# Recorded information

※ ※ ※

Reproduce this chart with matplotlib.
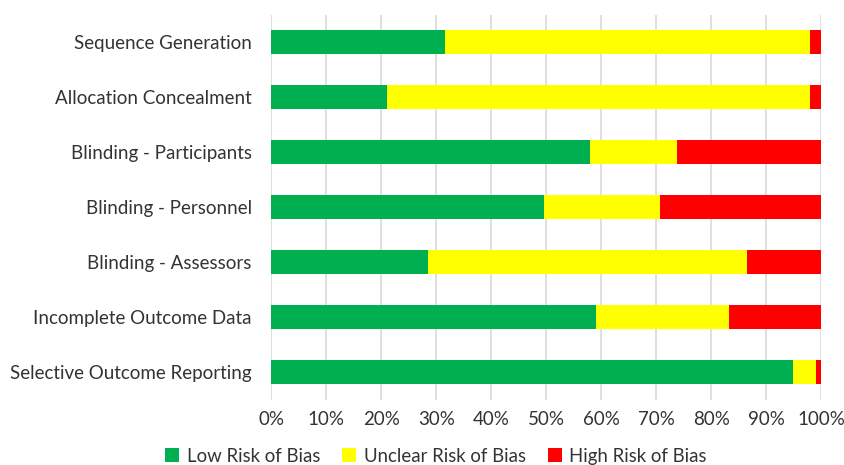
import matplotlib
matplotlib.use("Agg")
import matplotlib.pyplot as plt
from matplotlib.patches import Patch
from matplotlib.ticker import PercentFormatter

plt.rcParams['font.family'] = ['Lato', 'DejaVu Sans']

dominios = ['Sequence Generation', 'Allocation Concealment', 'Blinding - Participants',
            'Blinding - Personnel', 'Blinding - Assessors', 'Incomplete Outcome Data',
            'Selective Outcome Reporting']
baixo = [31.5, 21.1, 57.9, 49.5, 28.5, 59.1, 94.9]
incerto = [66.5, 76.9, 15.8, 21.1, 58.0, 24.1, 4.2]
alto = [2.0, 2.0, 26.3, 29.4, 13.5, 16.8, 0.9]

series = ['Low Risk of Bias', 'Unclear Risk of Bias', 'High Risk of Bias']
cores = ['#00B050', '#FFFF00', '#FF0000']

fig = plt.figure(figsize=(8.45, 4.65), dpi=100)
ax = fig.add_axes([0.321, 0.14, 0.651, 0.828])

y = list(range(len(dominios)))
esquerda = [0] * len(dominios)
for valores, cor in zip([baixo, incerto, alto], cores):
    ax.barh(y, valores, left=esquerda, height=0.44, color=cor, zorder=3)
    esquerda = [a + b for a, b in zip(esquerda, valores)]

ax.set_xlim(0, 100)
ax.set_ylim(len(dominios) - 0.5, -0.5)
ax.set_yticks(y)
ax.set_yticklabels(dominios)
ax.set_xticks(range(0, 101, 10))
ax.xaxis.set_major_formatter(PercentFormatter(decimals=0))
ax.grid(axis='x', color='#D9D9D9', linewidth=1.2, zorder=0)
for s in ax.spines.values():
    s.set_visible(False)
ax.tick_params(axis='both', length=0, labelsize=13.5, colors='#333333', pad=8)
ax.tick_params(axis='y', pad=14)

alcas = [Patch(facecolor=c, label=s) for s, c in zip(series, cores)]
fig.legend(handles=alcas, loc='lower center', bbox_to_anchor=(0.516, -0.035), ncol=3,
           frameon=False, fontsize=13.4, handlelength=0.75, handleheight=0.75,
           handletextpad=0.4, columnspacing=1.2, labelcolor='#333333')

plt.savefig('out.png', dpi=100)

※ ※ ※

# What the task asks
Write out again every line above exactly as given; the pictures do not belong in the copy.

# Response to the task
Reproduce this chart with matplotlib.
import matplotlib
matplotlib.use("Agg")
import matplotlib.pyplot as plt
from matplotlib.patches import Patch
from matplotlib.ticker import PercentFormatter

plt.rcParams['font.family'] = ['Lato', 'DejaVu Sans']

dominios = ['Sequence Generation', 'Allocation Concealment', 'Blinding - Participants',
            'Blinding - Personnel', 'Blinding - Assessors', 'Incomplete Outcome Data',
            'Selective Outcome Reporting']
baixo = [31.5, 21.1, 57.9, 49.5, 28.5, 59.1, 94.9]
incerto = [66.5, 76.9, 15.8, 21.1, 58.0, 24.1, 4.2]
alto = [2.0, 2.0, 26.3, 29.4, 13.5, 16.8, 0.9]

series = ['Low Risk of Bias', 'Unclear Risk of Bias', 'High Risk of Bias']
cores = ['#00B050', '#FFFF00', '#FF0000']

fig = plt.figure(figsize=(8.45, 4.65), dpi=100)
ax = fig.add_axes([0.321, 0.14, 0.651, 0.828])

y = list(range(len(dominios)))
esquerda = [0] * len(dominios)
for valores, cor in zip([baixo, incerto, alto], cores):
    ax.barh(y, valores, left=esquerda, height=0.44, color=cor, zorder=3)
    esquerda = [a + b for a, b in zip(esquerda, valores)]

ax.set_xlim(0, 100)
ax.set_ylim(len(dominios) - 0.5, -0.5)
ax.set_yticks(y)
ax.set_yticklabels(dominios)
ax.set_xticks(range(0, 101, 10))
ax.xaxis.set_major_formatter(PercentFormatter(decimals=0))
ax.grid(axis='x', color='#D9D9D9', linewidth=1.2, zorder=0)
for s in ax.spines.values():
    s.set_visible(False)
ax.tick_params(axis='both', length=0, labelsize=13.5, colors='#333333', pad=8)
ax.tick_params(axis='y', pad=14)

alcas = [Patch(facecolor=c, label=s) for s, c in zip(series, cores)]
fig.legend(handles=alcas, loc='lower center', bbox_to_anchor=(0.516, -0.035), ncol=3,
           frameon=False, fontsize=13.4, handlelength=0.75, handleheight=0.75,
           handletextpad=0.4, columnspacing=1.2, labelcolor='#333333')

plt.savefig('out.png', dpi=100)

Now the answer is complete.